On a point of order, Mr. Speaker. I do not consider myself a journeyman in the ways of this Chamber, so I must seek your guidance. Is it in order for an hon. Member during business questions to pose a carefully prepared question to the Leader of the House that elicits an equally carefully prepared answer? Neither question nor answer referred to the business of the House; it simply enabled the Leader of the House to make a governmental statement on a newspaper article on the day in question and to make a denial. Is this not a disorderly use of the proceedings of the Chamber? Is it not a practice similar to that which obliged you, Sir, only recently to admonish the Government for an abuse of the proceedings of the House? Would not a similar admonishment be proper in this instance?

Mr. Speaker

Business questions are traditionally wide. I have no foreknowledge of a question that an hon. Member may ask, nor of the answer that may be given to him. I cannot help the hon. Gentleman on that.

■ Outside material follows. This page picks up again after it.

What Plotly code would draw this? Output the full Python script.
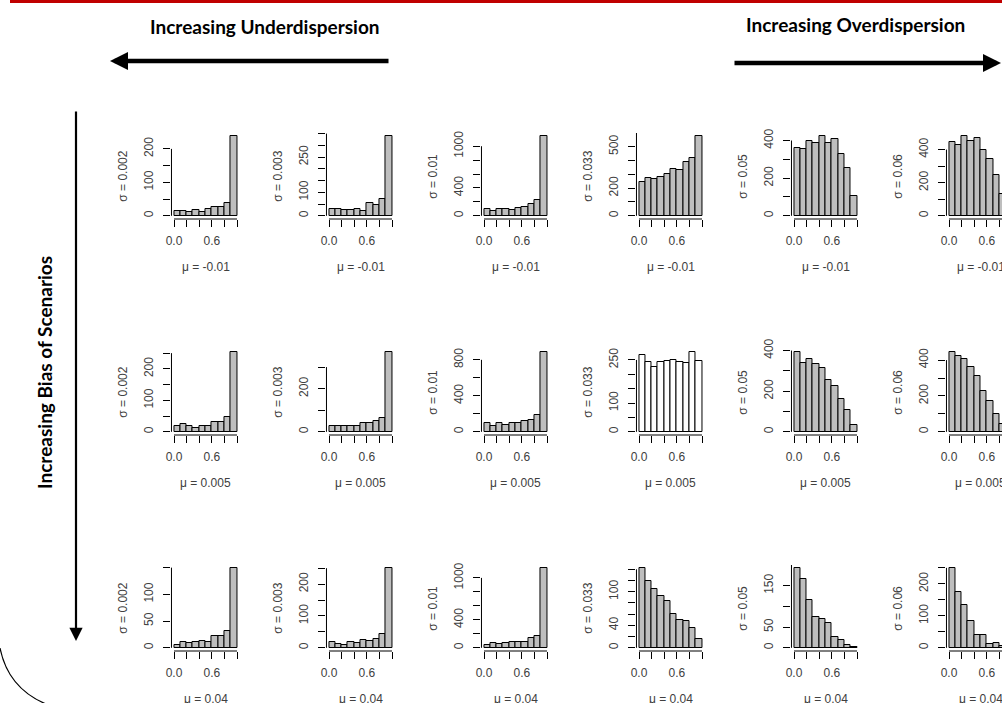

Mr. Dennis Skinner (Bolsover)

On a point of order, Mr. Speaker. You will recall that during business questions I referred to the call by some Members of Parliament for a six-day week for the miners and to the need for a debate on the issue, especially when Tory Members of Parliament are just off on three months' holidays. During the course of my question I referred——

Mr. Speaker

Order. The hon. Gentleman must not continue business questions.

Mr. Skinner

I want to refer to Hansard.

Mr. Speaker

The hon. Gentleman cannot do that. We cannot have a continuation of business questions. The hon. Gentleman asked his question and got his answer. I accept that it may be an answer that he did not like, but——

Mr. Skinner

It is not that.

Mr. Speaker

Order. This is not a point of order for me. Mr. Skinner: Yes, it is.

Mr. Speaker

Unless the hon. Gentleman can make this a point of order for me, I will have to stop him.

Mr. Skinner

Mr. Speaker, everybody knows that you have some responsibility for the Official Report. In my statement, I quoted the fact that the chairman of the London Docklands Development Corporation received £27,096 a year for a two-day week. I said no more and no less than that. In his response, the Leader of the House said that I had said things that were not true about this chairman. I quoted from Hansard, column 135, on 7 July and I have made——

Mr. Speaker

Order. Does the Leader of the House wish to clear this matter up?

The Lord Privy Seal and Leader of the House of Commons (Mr. John Wakeham)

Further to that point of order, Mr. Speaker. This is a simple matter. The hon. Gentleman will know, when he reads Hansard, that I did not question the fact of the salary paid to Mr. Christopher Benson. I disagreed with the hon. Gentleman when he said that the salary paid was not justifiable. Mr. Benson is worth every penny of his salary and he has done a great deal for the London docklands.

Mr. Speaker

I hope that this will not be a precedent for carrying on.